Gandee Puts Talk Staff on Hot Seat
Not content with simply helping redesign the magazine’s feature well, Talk editor Charles Gandee is now redesigning the office space. The staff of the monthly recently moved to new quarters in Chelsea, where the enterprising editor was pressed into service as a decorator. The stylish ex-Vogue editor’s first move was to ban the staff’s old desk chairs and replace them with wooden ones imported from the Bank of England. According to distressed staff members, in addition to being quite ugly, the new chairs are rock-hard and ergonomically incorrect. One insider reports that the staff is so put out they’re circulating a petition demanding that Gandee – whose own designer throne swivels, reclines, and is made of plush leather – be forced to spend a week on one of the torturous seats. Says the source, “Most people have had to augment their chairs with cushions to make them at all bearable.” Gandee defends the chairs as “classic” and claims that specially imported pads are on the way.
Ex-Communications Major From BYU
Where do you go when the Church of Latter Day Saints is mad at you? Cyberspace, of course. At least, this was the case for Julie Stoffer, the bubbly twentysomething star of the most recent incarnation of MTV’s The Real World. While viewers were charmed by Stoffer, the powers-that-be at Brigham Young University didn’t relish seeing their student – who’s supposed to be a devout Mormon – rooming with boys at the Real World house in New Orleans, so they soundly booted her out of school. Now she’s signed on as spokeswoman for Soulgear.com, an extreme-sports Website co-founded by Stoffer’s former TV housemate Jamie Murray. Stoffer, who was a business-management major until BYU requested her absence, will be handling the site’s new nonprofit initiative, which is intended to raise funds for environmental-preservation and youth-development programs. Maybe they can give a little something to Jesse Camp.
Prince is Peeved; Ducasse Has a Cow
DAVIS’S PRINCELY REP: Prince will have to find someone else to explain his various marriages and monikers. The diminutive pop star’s long-time publicist Lois Najarian, who spent the past five years at the venerable P.R. firm Susan Blond, Inc., is leaving him to be head of publicity at Clive Davis’s new label, J Records. One person who wasn’t happy to hear the news was Prince himself; the anti-establishment rocker accused his soon-to-be-former flack of selling out. “He said, ‘I can’t believe you’re joining the system. I thought you were different,’ ” Najarian tells us. “If anyone else had said that to me, I would have been very upset, but I’ve worked with Prince too long; I know what he’s all about.” At least someone does.
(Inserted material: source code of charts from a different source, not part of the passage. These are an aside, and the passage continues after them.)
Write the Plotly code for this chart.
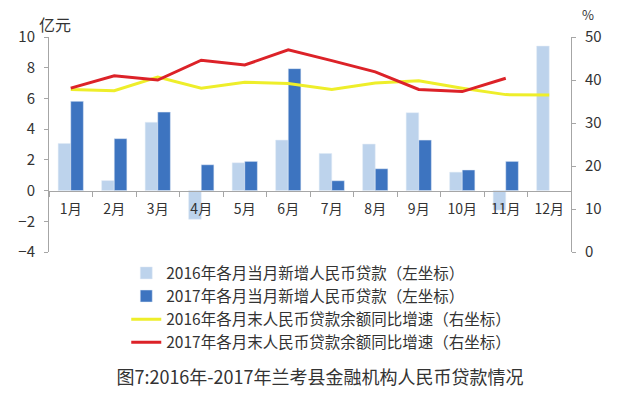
import plotly.graph_objects as go

months = ["1月", "2月", "3月", "4月", "5月", "6月", "7月", "8月", "9月", "10月", "11月", "12月"]
new_loans_2016 = [3.07, 0.65, 4.45, -1.87, 1.81, 3.29, 2.42, 3.03, 5.07, 1.2, -1.27, 9.41]
new_loans_2017 = [5.81, 3.38, 5.11, 1.68, 1.9, 7.94, 0.64, 1.42, 3.29, 1.34, 1.9, None]
growth_2016 = [37.8, 37.5, 40.7, 38.1, 39.5, 39.2, 37.8, 39.3, 39.8, 38.1, 36.6, 36.5]
growth_2017 = [38.1, 41.0, 40.0, 44.6, 43.5, 47.0, 44.5, 41.9, 37.8, 37.3, 40.4, None]

names = [
    "2016年各月当月新增人民币贷款（左坐标）",
    "2017年各月当月新增人民币贷款（左坐标）",
    "2016年各月末人民币贷款余额同比增速（右坐标）",
    "2017年各月末人民币贷款余额同比增速（右坐标）",
]

FONT = "Noto Sans CJK SC"
TXT = "#333333"
AX = "#a6a6a6"

fig = go.Figure()
fig.add_trace(go.Bar(x=months, y=new_loans_2016, name=names[0], marker_color="#bdd3ec",
                     yaxis="y", legendgroup="a"))
fig.add_trace(go.Bar(x=months, y=new_loans_2017, name=names[1], marker_color="#3d74c0",
                     yaxis="y", legendgroup="b"))
fig.add_trace(go.Scatter(x=months, y=growth_2016, name=names[2], mode="lines",
                         line=dict(color="#eeee2a", width=3), yaxis="y2", legendgroup="c"))
fig.add_trace(go.Scatter(x=months, y=growth_2017, name=names[3], mode="lines",
                         line=dict(color="#dc2228", width=3), yaxis="y2", legendgroup="d"))

fig.update_layout(
    width=640, height=393,
    margin=dict(l=49, r=69, t=37, b=141),
    paper_bgcolor="white", plot_bgcolor="white",
    font=dict(family=FONT, color=TXT, size=14),
    barmode="group", bargap=0.42, bargroupgap=0,
    showlegend=True,
    legend=dict(x=0.148, y=-0.02, xanchor="left", yanchor="top", orientation="v",
                font=dict(size=15.5, color=TXT), traceorder="normal",
                itemwidth=30, tracegroupgap=1, bgcolor="rgba(0,0,0,0)"),
    xaxis=dict(anchor="free", position=4/14, showline=True, linecolor=AX, linewidth=1,
               ticks="outside", tickson="boundaries", ticklen=5, tickcolor=AX,
               showgrid=False, tickfont=dict(size=14, color=TXT), ticklabelstandoff=6,
               fixedrange=True),
    yaxis=dict(range=[-4, 10], dtick=2, showline=True, linecolor=AX, linewidth=1,
               ticks="outside", ticklen=4, tickcolor=AX, showgrid=False, zeroline=False,
               tickfont=dict(size=15, color=TXT), ticklabelstandoff=6),
    yaxis2=dict(range=[0, 50], dtick=10, overlaying="y", side="right", showline=True,
                linecolor=AX, linewidth=1, ticks="outside", ticklen=4, tickcolor=AX,
                showgrid=False, zeroline=False, tickfont=dict(size=15, color=TXT),
                ticklabelstandoff=6),
    title=dict(text="图7:2016年-2017年兰考县金融机构人民币贷款情况", x=0.5, xanchor="center",
               y=1 - 378/393, yanchor="middle", yref="container",
               font=dict(size=18, color=TXT, family=FONT)),
    annotations=[
        dict(text="亿元", xref="paper", yref="paper", x=0.012, y=1.06, xanchor="center",
             yanchor="middle", showarrow=False, font=dict(size=16, color=TXT)),
        dict(text="%", xref="paper", yref="paper", x=1.033, y=1.05, xanchor="center",
             yanchor="bottom", showarrow=False, font=dict(size=13, color=TXT)),
    ],
)

# remove the default 8px page margin so the figure fills the window exactly
fig.write_html("out.html", config={"displayModeBar": False},
               post_script="document.body.style.margin='0';")
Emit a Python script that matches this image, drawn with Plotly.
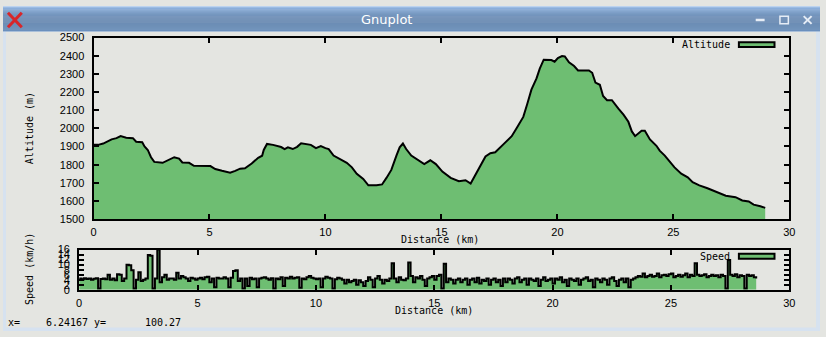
import plotly.graph_objects as go

# ---------------- data ----------------
distance_km = [0.00, 0.20, 0.42, 0.56, 0.78, 0.99, 1.17, 1.41, 1.70, 1.84, 2.10, 2.20, 2.34, 2.48, 2.62,
               2.98, 3.19, 3.48, 3.69, 3.83, 4.12, 4.33, 5.04, 5.25, 5.54, 5.89, 6.11, 6.32, 6.53, 6.82,
               7.10, 7.27, 7.34, 7.48, 7.74, 8.09, 8.24, 8.38, 8.59, 8.78, 8.95, 9.23, 9.37, 9.59, 9.80,
               10.00, 10.14, 10.35, 10.64, 10.92, 11.14, 11.35, 11.63, 11.85, 12.20, 12.44, 12.63, 12.84,
               13.06, 13.20, 13.34, 13.48, 13.70, 13.98, 14.26, 14.52, 14.76, 15.04, 15.40, 15.75, 16.04,
               16.26, 16.47, 16.68, 16.90, 17.11, 17.32, 17.68, 18.03, 18.24, 18.53, 18.70, 18.88, 19.10,
               19.24, 19.41, 19.74, 19.88, 20.02, 20.20, 20.32, 20.50, 20.72, 20.89, 21.36, 21.50, 21.64,
               21.83, 21.97, 22.14, 22.35, 22.64, 22.85, 23.06, 23.21, 23.35, 23.63, 23.77, 23.99, 24.27,
               24.41, 24.63, 24.84, 25.05, 25.34, 25.62, 25.83, 26.12, 26.47, 26.83, 27.26, 27.68, 27.97,
               28.25, 28.46, 28.75, 28.96]
altitude_m = [1909, 1909, 1916, 1926, 1939, 1946, 1957, 1948, 1946, 1926, 1923, 1900, 1881, 1841, 1815,
              1810, 1824, 1841, 1833, 1812, 1810, 1794, 1792, 1776, 1766, 1756, 1766, 1778, 1780, 1806,
              1838, 1849, 1881, 1914, 1909, 1897, 1886, 1895, 1886, 1898, 1918, 1913, 1909, 1891, 1902,
              1891, 1886, 1850, 1828, 1810, 1785, 1750, 1721, 1686, 1686, 1691, 1727, 1771,
              1850, 1895, 1916, 1886, 1850, 1824, 1803, 1824, 1803, 1762, 1727, 1709, 1714,
              1696, 1744, 1792, 1845, 1863, 1868, 1913, 1957, 2001, 2063, 2134, 2213, 2275,
              2329, 2378, 2376, 2367, 2387, 2398, 2396, 2364, 2343, 2319, 2319, 2306, 2252,
              2240, 2178, 2155, 2155, 2107, 2075, 2036, 1983, 1957, 1987, 1987, 1939, 1904,
              1877, 1850, 1815, 1785, 1750, 1730, 1703, 1686, 1670, 1652, 1629, 1621, 1603,
              1597, 1580, 1571, 1562]

speed_start_km = 0.0
speed_step_km = 0.1
speed_kmh = [
    4.5, 4.2, 4.6, 4.3, 4.5, 4.0, 4.4, 4.6, 0.5, 4.3,
    4.5, 4.2, 6.0, 4.0, 4.5, 3.8, 6.2, 6.0, 3.5, 4.5,
    10.0, 9.8, 7.8, 0.5, 4.0, 7.0, 3.5, 4.0, 4.5, 13.8,
    13.5, 0.5, 4.5, 16.0, 3.0, 5.0, 6.0, 4.0, 4.5, 4.5,
    4.0, 6.8, 4.5, 5.5, 5.0, 4.5, 3.5, 4.8, 4.5, 4.0,
    4.5, 4.8, 4.2, 5.0, 5.2, 3.0, 4.5, 1.0, 4.8, 4.5,
    4.5, 5.0, 4.5, 1.0, 4.8, 7.5, 7.8, 3.5, 4.5, 0.5,
    4.5, 1.5, 4.8, 4.2, 4.5, 1.0, 4.5, 4.8, 5.0, 4.5,
    4.0, 4.6, 0.5, 4.5, 4.2, 5.0, 1.5, 4.8, 4.5, 5.2,
    4.5, 4.8, 5.0, 0.8, 4.5, 4.2, 5.0, 5.5, 4.8, 4.5,
    4.2, 4.5, 1.0, 4.5, 5.2, 4.8, 4.5, 0.5, 4.2, 4.8,
    4.5, 4.0, 2.5, 4.0, 3.0, 3.5, 4.0, 2.0, 3.8, 3.0,
    1.5, 3.5, 5.0, 4.0, 1.0, 4.5, 5.5, 4.0, 2.5, 4.0,
    3.5, 4.5, 10.5, 4.5, 3.0, 5.0, 4.0, 3.8, 4.5, 10.8,
    5.5, 3.0, 5.0, 4.5, 5.5, 4.0, 1.5, 4.5, 5.0, 5.5,
    4.0, 5.5, 6.0, 0.5, 10.3, 3.0, 4.5, 4.0, 2.5, 4.0,
    4.5, 3.0, 4.0, 4.5, 2.0, 4.0, 4.5, 3.0, 4.8, 2.5,
    4.0, 3.5, 4.5, 2.0, 4.0, 4.5, 3.0, 4.0, 1.5, 4.5,
    3.0, 4.5, 4.0, 2.5, 4.5, 5.0, 3.0, 4.0, 4.5, 2.0,
    4.5, 4.0, 3.5, 4.5, 1.5, 4.0, 5.0, 3.5, 4.0, 4.5,
    2.5, 4.5, 4.0, 5.0, 3.0, 4.0, 1.5, 4.5, 4.0, 3.5,
    4.5, 2.0, 4.0, 4.5, 5.0, 3.5, 4.0, 1.0, 4.5, 4.0,
    3.0, 4.5, 4.0, 2.0, 4.5, 5.0, 3.5, 1.5, 4.0, 4.5,
    3.0, 4.5, 1.0, 4.0, 4.5, 5.0, 5.5, 5.2, 6.5, 5.0,
    5.5, 6.0, 5.2, 5.5, 6.5, 5.0, 5.8, 6.0, 5.5, 6.2,
    6.5, 5.0, 5.5, 6.0, 5.2, 5.8, 6.5, 5.0, 6.0, 5.5,
    10.5, 6.0, 5.5, 5.8, 6.2, 5.0, 5.5, 6.0, 5.5, 5.8,
    5.0, 6.0, 5.5, 0.5, 11.8, 6.0, 5.5, 6.2, 5.0, 5.8,
    5.5, 0.5, 6.0, 5.5, 5.8, 5.0, 4.5,
]

x_ticks_km = [0, 5, 10, 15, 20, 25, 30]
alt_ticks = [1500, 1600, 1700, 1800, 1900, 2000, 2100, 2200, 2300, 2400, 2500]
speed_ticks = [0, 2, 4, 6, 8, 10, 12, 14, 16]

# ---------------- style ----------------
W, H = 826, 337
BG = "#e4e5e1"
GREEN = "#6ebe72"
MONO = "DejaVu Sans Mono"
SANS = "Liberation Sans"


def px(x):
    return x / W


def py(y):
    return 1 - y / H


fig = go.Figure()
fig.add_trace(go.Scatter(x=distance_km, y=altitude_m, mode="lines", fill="tozeroy",
                         fillcolor=GREEN, line=dict(color="black", width=2),
                         name="Altitude", showlegend=False, xaxis="x", yaxis="y"))
fig.add_trace(go.Scatter(x0=speed_start_km, dx=speed_step_km, y=speed_kmh, mode="lines",
                         fill="tozeroy", fillcolor=GREEN, line=dict(color="black", width=2, shape="hv"),
                         name="Speed", showlegend=False, xaxis="x2", yaxis="y2"))

axis_common = dict(showline=True, linewidth=2, linecolor="black", mirror="ticks",
                   ticks="inside", ticklen=5, tickwidth=2, tickcolor="black",
                   showgrid=False, zeroline=False,
                   tickfont=dict(family=SANS, size=11, color="black"))

fig.update_layout(
    width=W, height=H, autosize=False,
    margin=dict(l=0, r=0, t=0, b=0),
    paper_bgcolor=BG, plot_bgcolor=BG,
    xaxis=dict(domain=[px(91.5), px(795)], range=[0, 30], tickvals=x_ticks_km,
               anchor="y", ticklabelstandoff=2, **axis_common),
    yaxis=dict(domain=[py(221), py(32.7)], range=[1500, 2500], tickvals=alt_ticks,
               anchor="x", ticklabelstandoff=5, **axis_common),
    xaxis2=dict(domain=[px(77), px(795)], range=[0, 30], tickvals=x_ticks_km,
                anchor="y2", ticklabelstandoff=2, **axis_common),
    yaxis2=dict(domain=[py(294.3), py(252.5)], range=[0, 16], tickvals=speed_ticks,
                anchor="x2", ticklabelstandoff=5, **axis_common),
)

shapes = []
# title bar gradient
bar_colors = ["#bcd3ef", "#9bbbe2", "#8aaedb", "#7fa5d4", "#779ecf", "#6f97c9", "#6890c3",
              "#638bbe", "#5e86b9", "#5a82b5", "#577fb2", "#547caf", "#527aad", "#5079ab",
              "#4f78aa", "#4e77a9", "#4e77a9", "#4f78aa", "#5079ab", "#517aac", "#527bad",
              "#537cae", "#557eb0", "#5680b2", "#5882b3", "#6a8fbd", "#a9bfd9"]
for i, c in enumerate(bar_colors):
    shapes.append(dict(type="rect", xref="paper", yref="paper", x0=0, x1=1,
                       y0=py(i + 1), y1=py(i), fillcolor=c, line=dict(width=0), layer="above"))
# window borders
border = "#d6e2f0"
shapes += [
    dict(type="rect", xref="paper", yref="paper", x0=0, x1=px(3), y0=0, y1=py(27),
         fillcolor=border, line=dict(width=0), layer="above"),
    dict(type="rect", xref="paper", yref="paper", x0=px(822), x1=1, y0=0, y1=py(27),
         fillcolor=border, line=dict(width=0), layer="above"),
    dict(type="rect", xref="paper", yref="paper", x0=0, x1=1, y0=0, y1=py(333.5),
         fillcolor=border, line=dict(width=0), layer="above"),
]
# window icon (red X)
for (xa, ya, xb, yb) in [(5, 7, 19, 22), (19, 7, 5, 22)]:
    shapes.append(dict(type="line", xref="paper", yref="paper", x0=px(xa), y0=py(ya),
                       x1=px(xb), y1=py(yb), line=dict(color="#d8262a", width=3), layer="above"))
# window buttons
btn = "#e6edf6"
shapes += [
    dict(type="line", xref="paper", yref="paper", x0=px(761), x1=px(770), y0=py(14.5), y1=py(14.5),
         line=dict(color=btn, width=2.5), layer="above"),
    dict(type="rect", xref="paper", yref="paper", x0=px(785.5), x1=px(794), y0=py(18.5), y1=py(10.5),
         line=dict(color=btn, width=1.5), layer="above"),
    dict(type="line", xref="paper", yref="paper", x0=px(809.5), x1=px(817.5), y0=py(10.5), y1=py(18.5),
         line=dict(color=btn, width=2), layer="above"),
    dict(type="line", xref="paper", yref="paper", x0=px(817.5), x1=px(809.5), y0=py(10.5), y1=py(18.5),
         line=dict(color=btn, width=2), layer="above"),
]
# legend keys
for yc in (40, 259.5):
    shapes.append(dict(type="rect", xref="paper", yref="paper", x0=px(744), x1=px(780),
                       y0=py(yc + 2.5), y1=py(yc - 2.5), fillcolor=GREEN,
                       line=dict(color="black", width=2), layer="above"))
fig.update_layout(shapes=shapes)


def ann(text, x, y, xanchor="center", size=10, family=MONO, color="black", angle=0):
    return dict(text=text, x=px(x), y=py(y), xref="paper", yref="paper", showarrow=False,
                xanchor=xanchor, yanchor="middle", textangle=angle,
                font=dict(family=family, size=size, color=color))


annotations = [
    ann("Gnuplot", 388, 14.5, size=13, family="DejaVu Sans", color="white"),
    ann("Altitude (m)", 27, 127, angle=-90),
    ann("Distance (km)", 442, 242),
    ann("Altitude", 737, 40, xanchor="right"),
    ann("Speed (km/h)", 27, 273, angle=-90),
    ann("Distance (km)", 436, 316),
    ann("Speed", 737, 259.5, xanchor="right"),
    ann("x=", 3, 328, xanchor="left"),
    ann("6.24167", 88, 328, xanchor="right"),
    ann("y=", 90, 328, xanchor="left"),
    ann("100.27", 141.5, 328, xanchor="left"),
]
fig.update_layout(annotations=annotations)

fig.write_html("out.html")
VACHEMENT BIEN: Alain Ducasse knows what makes a restaurant classy: the freshest ingredients, an elegant décor, and one of those bizarre cow sculptures that have been silently grazing all over town. The restaurateur behind the city’s priciest joint recently herded one of the decorative bovines overseas to add to the ambiance of his latest place, 59 Poincaré, slated to open in December in Paris. Observant Gothamites will recognize the cow – shellacked in international flags – as the one that has been watching over the entrance of the United Nations all summer. Ducasse wouldn’t tell us how much he shelled out for the creature, but we’re happy to know at least one has found a new pasture.